A Split In The Circuits
Section 505 of the Copyright Act provides that a district court "may" award a reasonable attorney's fee to a "prevailing party."
Kirtsaeng argues that a split in the appellate circuits' interpretation of this statute adversely affected the outcome of his fee award (based solely on where he was originally sued). According to Kirtsaeng, he would have: (1) obtained his fees in the Ninth or Eleventh Circuit, because they only ask if the prevailing party's claim or defense furthered the interests of the Copyright Act; (2) been entitled to a rebuttable presumption in favor of recovering his fees in the Fifth or Seventh Circuits; and (3) likely obtained his fees in the Third, Fourth, or Sixth Circuits—which apply the four "non-exclusive" factors set forth in the Supreme Court's 1994 Fogerty v. Fantasy, Inc. decision (i.e., frivolousness, motivation, objective unreasonableness, and considerations of compensation and deterrence).
Kirtsaeng's Brief continues that, unlike the above-mentioned circuits, the Second Circuit (where he was sued) relies on precedent that places "substantial weight" on whether the losing party's claim or defense was "objectively unreasonable" (i.e., whether it was "clearly without merit or devoid of legal or factual basis"). And, the Second Circuit upheld the district court's denial of Kirtsaeng's attorneys' fees (even though many factors weighed in favor of awarding them), because "th[o]se factors did not outweigh the 'substantial weight' afforded to John Wiley and Sons' objective reasonableness." Indeed, according to Kirtsaeng, the Second Circuit has violated the Supreme Court's Fogerty opinion by keying its standard to the "blameworthiness" of the parties and by actually creating a presumption against the award of attorneys' fees (as an "unreasonable" case is one that is, by definition, outside the norm of a usual claim).

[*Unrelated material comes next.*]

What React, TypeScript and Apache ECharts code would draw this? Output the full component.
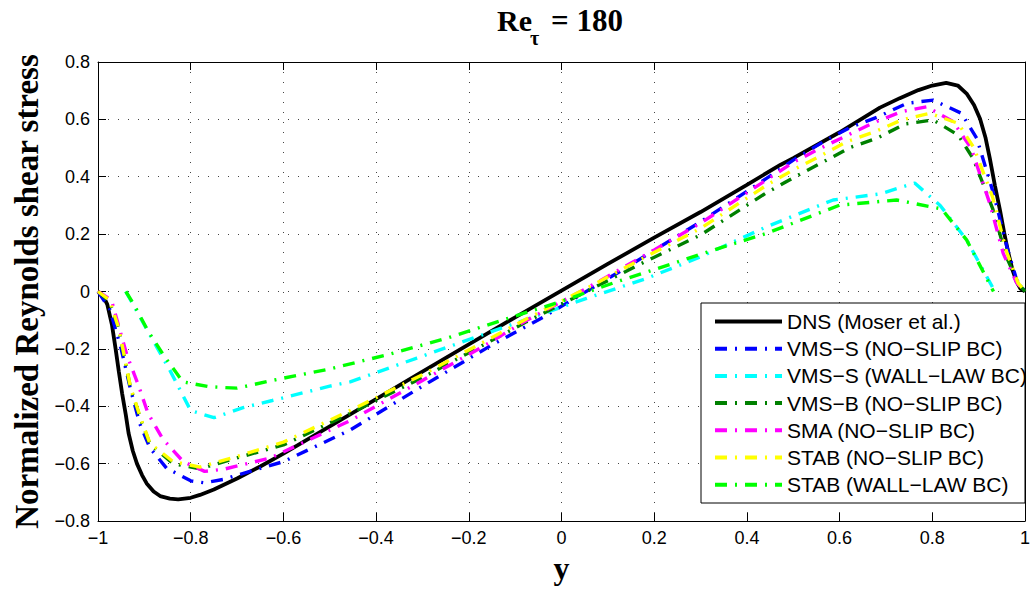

Kirtsaeng concludes that the proper standard is that followed by the Ninth and Eleventh Circuits (because it advances the aims of the Copyright Act set forth in Fogerty, including the encouragement of defendants to litigate meritorious copyright defenses so as to demarcate the boundaries of the law as clearly as possible). But, echoing the Court's opinion in Octane Fitness, LLC v. ICON Health & Fitness, Inc. addressing the award of attorneys' fees in patent cases, Kirtsaeng also asserts that the ultimate determination by the district court should be based on the "totality of the circumstances" and take into account any equitable factors that are relevant and "faithful to the purpose of the Copyright Act."
Kirtsaeng's Brief was filed on February 22, 2016. Amicus briefs by Public Knowledge and the Intellectual Property Owners Association have also been filed. Oral argument has been set for April 25, 2016.